The Workaround: Feed it context explicitly. Show it the existing patterns, explain the business logic, paste relevant code sections.
2. Complex Reasoning
The Problem: AI can't reason about complex interactions between components.
The Workaround: Break complex problems into smaller, well-defined tasks. Let AI handle the implementation, you handle the integration.
3. Edge Cases
The Problem: AI misses subtle edge cases that experienced developers catch.
The Workaround: Always review AI-generated code for edge cases. Use it for the happy path, handle edge cases manually.
4. Context Window Limitations
The Problem: AI forgets previous conversations and context.
The Workaround: Keep conversations focused on single tasks. Restart when context gets too complex.
The Cursor-Specific Advantages
Cursor isn't just another AI editor. Here's what actually matters:
1. Codebase Context
Cursor understands your entire codebase, not just the current file. This is huge for maintaining consistency across projects.
2. Rule System
The compilation rule I mentioned? That's just the start. You can create rules for:
- Code style consistency
- Error handling patterns
- Testing requirements
- Documentation standards
3. Real-Time Collaboration
Cursor's AI can see your changes in real-time and suggest improvements. It's like having a senior developer pair-programming with you.
The Paradigm Shift: Manager Mindset
The biggest change isn't technical—it's psychological. I now think like a manager delegating work:
Before:
- "How do I implement this feature?"
- "What's the best way to structure this code?"
- "How do I handle this edge case?"
After:
- "What's the right architecture for this feature?"
- "What patterns should I establish?"
- "What are the critical decisions I need to make?"
Actionable Takeaways
1. Start with Context
Always give AI the architectural context it needs. Don't assume it understands your codebase.
2. Use the Rule System
Create Cursor rules for common patterns and requirements. This prevents AI from making the same mistakes repeatedly.

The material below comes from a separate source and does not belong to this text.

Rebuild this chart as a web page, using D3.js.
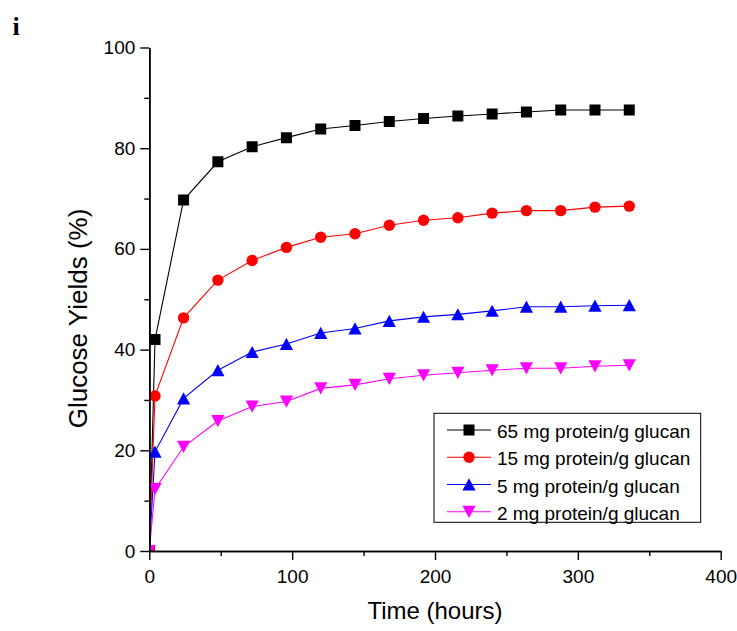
<!DOCTYPE html>
<html>
<head>
<meta charset="utf-8">
<script src="https://cdn.jsdelivr.net/npm/d3@7"></script>
<style>
  html, body { margin: 0; padding: 0; background: #fff; }
  svg { display: block; }
  text { font-family: "Liberation Sans", Arial, sans-serif; fill: #000; }
</style>
</head>
<body>
<svg id="chart" width="737" height="631"></svg>
<script>
// ---- data ----
const times = [0, 4, 24, 48, 72, 96, 120, 144, 168, 192, 216, 240, 264, 288, 312, 336];
const seriesNames = ["65 mg protein/g glucan", "15 mg protein/g glucan", "5 mg protein/g glucan", "2 mg protein/g glucan"];
const yield65 = [0, 42.0, 69.7, 77.3, 80.3, 82.1, 83.8, 84.5, 85.3, 85.9, 86.4, 86.8, 87.2, 87.6, 87.6, 87.6];
const yield15 = [0, 30.8, 46.3, 53.8, 57.7, 60.3, 62.3, 63.0, 64.7, 65.7, 66.2, 67.1, 67.6, 67.6, 68.3, 68.5];
const yield5  = [0, 19.7, 30.3, 35.9, 39.5, 41.1, 43.3, 44.2, 45.7, 46.5, 47.0, 47.7, 48.5, 48.5, 48.7, 48.8];
const yield2  = [0, 12.3, 20.7, 25.8, 28.7, 29.7, 32.3, 33.0, 34.2, 34.9, 35.4, 35.9, 36.3, 36.3, 36.7, 36.9];
const xTicks = [0, 100, 200, 300, 400];
const xMinorTicks = [50, 150, 250, 350];
const yTicks = [0, 20, 40, 60, 80, 100];
const yMinorTicks = [10, 30, 50, 70, 90];
const xTitle = "Time (hours)";
const yTitle = "Glucose Yields (%)";
const panelLabel = "i";

// ---- styles ----
const colors = ["#000000", "#ff0000", "#0000ff", "#ff00ff"];
const shapes = ["square", "circle", "triUp", "triDown"];
const seriesValues = [yield65, yield15, yield5, yield2];

const svg = d3.select("#chart");
const x = d3.scaleLinear().domain([0, 400]).range([149.3, 720.7]);
const y = d3.scaleLinear().domain([0, 100]).range([551, 47.5]);

// clip for plot area
svg.append("defs").append("clipPath").attr("id", "plotclip")
  .append("rect")
  .attr("x", x(0)).attr("y", y(100))
  .attr("width", x(400) - x(0)).attr("height", y(0) - y(100));

function markerPath(shape) {
  if (shape === "square") return "M-5.5,-5.5H5.5V5.5H-5.5Z";
  if (shape === "circle") return d3.symbol(d3.symbolCircle, Math.PI * 5.7 * 5.7)();
  if (shape === "triUp") return "M0,-6.2L6.6,6L-6.6,6Z";
  return "M0,6.2L6.6,-6L-6.6,-6Z";
}

// series
const plot = svg.append("g").attr("clip-path", "url(#plotclip)");
const line = d3.line().x(d => x(d[0])).y(d => y(d[1]));
seriesValues.forEach((vals, i) => {
  const pts = times.map((t, j) => [t, vals[j]]);
  const g = plot.append("g");
  g.append("path").datum(pts)
    .attr("d", line)
    .attr("fill", "none")
    .attr("stroke", colors[i])
    .attr("stroke-width", 1.1);
  g.selectAll("path.m").data(pts).enter().append("path")
    .attr("class", "m")
    .attr("transform", d => `translate(${x(d[0])},${y(d[1])})`)
    .attr("d", markerPath(shapes[i]))
    .attr("fill", colors[i]);
});

// axes
const fontSize = 19;
const yAxis = d3.axisLeft(y).tickValues(yTicks).tickSize(9).tickSizeOuter(0).tickPadding(5);
const yMinor = d3.axisLeft(y).tickValues(yMinorTicks).tickSize(5).tickSizeOuter(0).tickFormat("");
const xAxis = d3.axisBottom(x).tickValues(xTicks).tickSize(9).tickSizeOuter(0).tickPadding(9.5);
const xMinor = d3.axisBottom(x).tickValues(xMinorTicks).tickSize(5).tickSizeOuter(0).tickFormat("");

function styleAxis(g) {
  g.attr("font-family", null).attr("font-size", null);
  g.selectAll(".domain").attr("stroke", "#000").attr("stroke-width", 1.6);
  g.selectAll(".tick line").attr("stroke", "#000").attr("stroke-width", 1.4);
  g.selectAll(".tick text").style("font-size", fontSize + "px")
    .style("font-family", '"Liberation Sans", Arial, sans-serif');
}

svg.append("g").attr("transform", `translate(${x(0)},0)`).call(yMinor).call(styleAxis);
svg.append("g").attr("transform", `translate(${x(0)},0)`).call(yAxis).call(styleAxis);
svg.append("g").attr("transform", `translate(0,${y(0)})`).call(xMinor).call(styleAxis);
svg.append("g").attr("transform", `translate(0,${y(0)})`).call(xAxis).call(styleAxis);

// titles
svg.append("text")
  .attr("x", (x(0) + x(400)) / 2).attr("y", 619)
  .attr("text-anchor", "middle")
  .style("font-size", "24px")
  .text(xTitle);

svg.append("text")
  .attr("transform", "translate(87,318.5) rotate(-90)")
  .attr("text-anchor", "middle")
  .style("font-size", "26px")
  .text(yTitle);

svg.append("text")
  .attr("x", 12.5).attr("y", 35)
  .style("font-family", '"Liberation Serif", "Times New Roman", serif')
  .style("font-weight", "bold")
  .style("font-size", "26px")
  .text(panelLabel);

// legend
const legend = svg.append("g");
legend.append("rect")
  .attr("x", 434).attr("y", 413.3).attr("width", 266.7).attr("height", 109)
  .attr("fill", "#fff").attr("stroke", "#000").attr("stroke-width", 1);
const rowY = d3.scalePoint().domain(seriesNames).range([430, 511.7]);
seriesNames.forEach((name, i) => {
  const cy = rowY(name);
  legend.append("line")
    .attr("x1", 447).attr("x2", 491).attr("y1", cy).attr("y2", cy)
    .attr("stroke", colors[i]).attr("stroke-width", 1.1);
  legend.append("path")
    .attr("transform", `translate(469,${cy})`)
    .attr("d", markerPath(shapes[i]))
    .attr("fill", colors[i]);
  legend.append("text")
    .attr("x", 497).attr("y", cy + 8.2)
    .style("font-size", fontSize + "px")
    .text(name);
});
</script>
</body>
</html>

3. Break Down Complex Problems
Don't ask AI to solve complex, multi-faceted problems. Break them into smaller, well-defined tasks.
4. Review and Validate
Always review AI-generated code. Use it for implementation, not for critical architectural decisions.
5. Focus on Patterns
AI is good at following patterns but bad at creating them. You establish the patterns, AI implements them.
The Reality Check
AI isn't going to replace developers. It's going to make good developers 10x more productive and bad developers obsolete.
The key is understanding that AI is a tool, not a replacement. It handles the repetitive tasks while you focus on the hard problems. It implements the patterns while you design them.
The Future
This is just the beginning. As AI gets better at understanding context and reasoning about complex systems, the productivity gains will be even more dramatic.
But the fundamental principle remains the same: AI handles implementation, humans handle architecture. AI follows patterns, humans create them.
The developers who thrive in this new world will be the ones who learn to think like architects and managers, not just coders.